I just can't believe in Wagner and Beethoven, they lead to too much darkness. Even here Wagner is describing more of a redemption of an anti-hero; the lovable man a satyr, the full fledged man a depraved rebel. His hero as stomping cavemen, tho I have to admit the actual cavemen aesthetic has been underrated, I'm thinking of Fang from Dave the Barbarian. Some of the right things are there like the distinction of things into twos and the main recognition of it all as fallen or broken and needed to be repaired, but Wagner really seems more confused and like he doesn't have one central grounded point, he's trying to tame and unite all these different feelings.
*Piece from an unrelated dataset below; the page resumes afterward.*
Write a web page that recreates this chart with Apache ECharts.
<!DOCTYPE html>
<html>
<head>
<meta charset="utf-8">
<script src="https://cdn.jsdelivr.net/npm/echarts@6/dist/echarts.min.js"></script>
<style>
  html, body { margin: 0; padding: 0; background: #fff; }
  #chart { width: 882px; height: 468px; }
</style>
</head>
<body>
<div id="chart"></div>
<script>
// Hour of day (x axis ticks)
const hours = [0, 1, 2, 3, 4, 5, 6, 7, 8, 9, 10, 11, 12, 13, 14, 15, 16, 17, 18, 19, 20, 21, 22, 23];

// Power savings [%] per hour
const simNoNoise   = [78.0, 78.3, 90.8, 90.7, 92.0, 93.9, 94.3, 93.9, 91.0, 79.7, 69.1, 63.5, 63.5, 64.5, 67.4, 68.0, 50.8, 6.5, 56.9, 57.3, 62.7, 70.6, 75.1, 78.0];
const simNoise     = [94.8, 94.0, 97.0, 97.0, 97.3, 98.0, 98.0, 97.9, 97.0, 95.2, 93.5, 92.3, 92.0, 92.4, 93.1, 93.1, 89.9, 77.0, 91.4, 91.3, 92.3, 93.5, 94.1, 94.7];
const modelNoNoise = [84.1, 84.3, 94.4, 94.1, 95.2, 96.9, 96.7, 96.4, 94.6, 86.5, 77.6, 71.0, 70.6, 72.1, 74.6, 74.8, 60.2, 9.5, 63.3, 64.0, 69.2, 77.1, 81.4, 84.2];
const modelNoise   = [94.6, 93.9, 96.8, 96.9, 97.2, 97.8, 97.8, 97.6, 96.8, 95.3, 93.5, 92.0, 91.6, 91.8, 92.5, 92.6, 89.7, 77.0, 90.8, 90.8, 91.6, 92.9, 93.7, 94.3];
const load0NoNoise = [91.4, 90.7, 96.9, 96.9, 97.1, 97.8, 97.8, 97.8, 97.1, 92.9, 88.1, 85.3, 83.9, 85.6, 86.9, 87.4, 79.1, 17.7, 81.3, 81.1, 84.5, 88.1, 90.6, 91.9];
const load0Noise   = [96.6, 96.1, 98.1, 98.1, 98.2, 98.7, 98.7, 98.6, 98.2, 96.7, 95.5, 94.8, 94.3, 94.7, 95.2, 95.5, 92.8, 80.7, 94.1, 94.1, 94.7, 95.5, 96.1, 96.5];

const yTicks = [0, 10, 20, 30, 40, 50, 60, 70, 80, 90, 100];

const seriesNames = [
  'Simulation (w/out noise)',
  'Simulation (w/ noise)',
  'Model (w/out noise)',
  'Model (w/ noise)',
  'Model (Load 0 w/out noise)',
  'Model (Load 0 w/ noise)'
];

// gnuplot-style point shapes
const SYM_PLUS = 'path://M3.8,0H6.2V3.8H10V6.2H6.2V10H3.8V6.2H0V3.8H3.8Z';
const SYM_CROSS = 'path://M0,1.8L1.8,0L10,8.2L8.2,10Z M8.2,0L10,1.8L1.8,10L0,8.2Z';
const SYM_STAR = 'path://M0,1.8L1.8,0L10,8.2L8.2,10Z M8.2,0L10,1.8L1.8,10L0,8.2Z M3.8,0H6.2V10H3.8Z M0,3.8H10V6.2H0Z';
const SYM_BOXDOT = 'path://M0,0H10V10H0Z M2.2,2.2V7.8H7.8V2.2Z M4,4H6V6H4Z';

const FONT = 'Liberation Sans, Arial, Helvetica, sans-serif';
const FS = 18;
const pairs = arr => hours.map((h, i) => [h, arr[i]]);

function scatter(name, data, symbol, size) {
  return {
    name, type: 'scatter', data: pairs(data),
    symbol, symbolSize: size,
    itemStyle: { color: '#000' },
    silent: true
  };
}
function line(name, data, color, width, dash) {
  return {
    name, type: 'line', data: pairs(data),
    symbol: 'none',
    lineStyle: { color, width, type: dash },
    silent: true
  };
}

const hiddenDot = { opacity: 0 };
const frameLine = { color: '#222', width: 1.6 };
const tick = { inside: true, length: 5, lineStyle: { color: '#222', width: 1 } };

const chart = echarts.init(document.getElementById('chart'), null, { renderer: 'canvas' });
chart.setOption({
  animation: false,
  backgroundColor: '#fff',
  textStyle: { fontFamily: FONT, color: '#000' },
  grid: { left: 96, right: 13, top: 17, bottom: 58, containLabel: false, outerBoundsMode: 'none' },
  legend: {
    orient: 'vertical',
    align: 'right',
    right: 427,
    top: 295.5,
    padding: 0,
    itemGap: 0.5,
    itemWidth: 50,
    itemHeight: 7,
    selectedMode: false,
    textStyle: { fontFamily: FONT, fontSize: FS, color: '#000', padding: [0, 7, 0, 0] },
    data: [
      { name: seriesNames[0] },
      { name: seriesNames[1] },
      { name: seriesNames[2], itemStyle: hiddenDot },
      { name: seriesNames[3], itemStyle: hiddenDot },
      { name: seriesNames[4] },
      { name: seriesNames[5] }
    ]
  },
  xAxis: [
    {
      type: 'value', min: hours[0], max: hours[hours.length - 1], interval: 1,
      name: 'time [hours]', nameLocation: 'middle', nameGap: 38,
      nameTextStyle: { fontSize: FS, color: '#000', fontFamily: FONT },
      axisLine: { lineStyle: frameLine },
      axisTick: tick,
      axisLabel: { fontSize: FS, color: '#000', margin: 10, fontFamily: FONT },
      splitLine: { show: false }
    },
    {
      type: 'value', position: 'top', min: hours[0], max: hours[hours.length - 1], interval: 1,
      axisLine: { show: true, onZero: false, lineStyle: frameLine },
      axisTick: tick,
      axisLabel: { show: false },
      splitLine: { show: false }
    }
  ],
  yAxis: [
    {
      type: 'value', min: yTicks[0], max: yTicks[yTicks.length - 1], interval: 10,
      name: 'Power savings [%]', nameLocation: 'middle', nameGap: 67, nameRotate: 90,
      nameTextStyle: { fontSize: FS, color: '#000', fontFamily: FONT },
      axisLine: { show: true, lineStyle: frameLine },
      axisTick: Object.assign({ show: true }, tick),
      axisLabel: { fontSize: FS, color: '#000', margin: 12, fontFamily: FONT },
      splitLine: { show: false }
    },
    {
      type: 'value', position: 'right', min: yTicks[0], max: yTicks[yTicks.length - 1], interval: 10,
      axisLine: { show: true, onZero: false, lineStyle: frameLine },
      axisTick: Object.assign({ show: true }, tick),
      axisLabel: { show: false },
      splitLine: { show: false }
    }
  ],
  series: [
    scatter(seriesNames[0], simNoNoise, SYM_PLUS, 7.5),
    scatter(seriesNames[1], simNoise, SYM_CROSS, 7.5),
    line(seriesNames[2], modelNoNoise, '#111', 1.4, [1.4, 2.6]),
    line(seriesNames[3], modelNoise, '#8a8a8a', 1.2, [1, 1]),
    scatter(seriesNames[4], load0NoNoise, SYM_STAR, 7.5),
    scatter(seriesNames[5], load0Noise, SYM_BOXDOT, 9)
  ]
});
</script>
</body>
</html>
It's funny because Wagner's thinking seems to be the closest to henids yet at the same time the exact opposite. No one has yet to tame Wagner's thinking, not even Wagner himself

>> No.23288857

>>23288724
I wish so bad I could I knew German for the unified experience of words and music

>> No.23289918

>>23288754
That's not weird at all. Wittgenstein is saying that there are aspects of human creativity and expression that are the scope of linguistic inquiry (philosophical analysis). Beethoven's music communicates emotions (and ideas) that can't be captured through words. Where Beethoven could find a musical form for his century, philosophy could only run against the walls of language.